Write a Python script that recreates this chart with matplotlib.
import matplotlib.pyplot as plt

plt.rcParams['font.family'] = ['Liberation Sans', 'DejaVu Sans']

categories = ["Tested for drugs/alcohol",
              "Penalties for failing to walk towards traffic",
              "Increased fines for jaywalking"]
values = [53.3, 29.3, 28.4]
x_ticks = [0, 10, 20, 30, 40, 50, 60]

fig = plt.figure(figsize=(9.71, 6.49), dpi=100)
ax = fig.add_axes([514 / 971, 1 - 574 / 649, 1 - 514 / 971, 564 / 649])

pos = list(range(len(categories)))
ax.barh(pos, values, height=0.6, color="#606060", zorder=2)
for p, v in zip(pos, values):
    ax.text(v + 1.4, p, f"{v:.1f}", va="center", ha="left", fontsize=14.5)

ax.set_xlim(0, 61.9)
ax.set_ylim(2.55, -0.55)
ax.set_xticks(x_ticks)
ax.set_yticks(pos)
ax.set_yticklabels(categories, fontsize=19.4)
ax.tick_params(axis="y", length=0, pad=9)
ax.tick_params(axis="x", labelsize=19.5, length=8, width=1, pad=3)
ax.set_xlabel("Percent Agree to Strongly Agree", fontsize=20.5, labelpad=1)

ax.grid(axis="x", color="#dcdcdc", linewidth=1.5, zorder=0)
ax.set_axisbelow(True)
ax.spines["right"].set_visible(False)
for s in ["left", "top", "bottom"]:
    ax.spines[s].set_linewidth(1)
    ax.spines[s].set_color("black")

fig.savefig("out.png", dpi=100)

----

> [Work required]:
All of the data needs to be printed once more, exactly.

> [Written answer]:
Write a Python script that recreates this chart with matplotlib.
import matplotlib.pyplot as plt

plt.rcParams['font.family'] = ['Liberation Sans', 'DejaVu Sans']

categories = ["Tested for drugs/alcohol",
              "Penalties for failing to walk towards traffic",
              "Increased fines for jaywalking"]
values = [53.3, 29.3, 28.4]
x_ticks = [0, 10, 20, 30, 40, 50, 60]

fig = plt.figure(figsize=(9.71, 6.49), dpi=100)
ax = fig.add_axes([514 / 971, 1 - 574 / 649, 1 - 514 / 971, 564 / 649])

pos = list(range(len(categories)))
ax.barh(pos, values, height=0.6, color="#606060", zorder=2)
for p, v in zip(pos, values):
    ax.text(v + 1.4, p, f"{v:.1f}", va="center", ha="left", fontsize=14.5)

ax.set_xlim(0, 61.9)
ax.set_ylim(2.55, -0.55)
ax.set_xticks(x_ticks)
ax.set_yticks(pos)
ax.set_yticklabels(categories, fontsize=19.4)
ax.tick_params(axis="y", length=0, pad=9)
ax.tick_params(axis="x", labelsize=19.5, length=8, width=1, pad=3)
ax.set_xlabel("Percent Agree to Strongly Agree", fontsize=20.5, labelpad=1)

ax.grid(axis="x", color="#dcdcdc", linewidth=1.5, zorder=0)
ax.set_axisbelow(True)
ax.spines["right"].set_visible(False)
for s in ["left", "top", "bottom"]:
    ax.spines[s].set_linewidth(1)
    ax.spines[s].set_color("black")

fig.savefig("out.png", dpi=100)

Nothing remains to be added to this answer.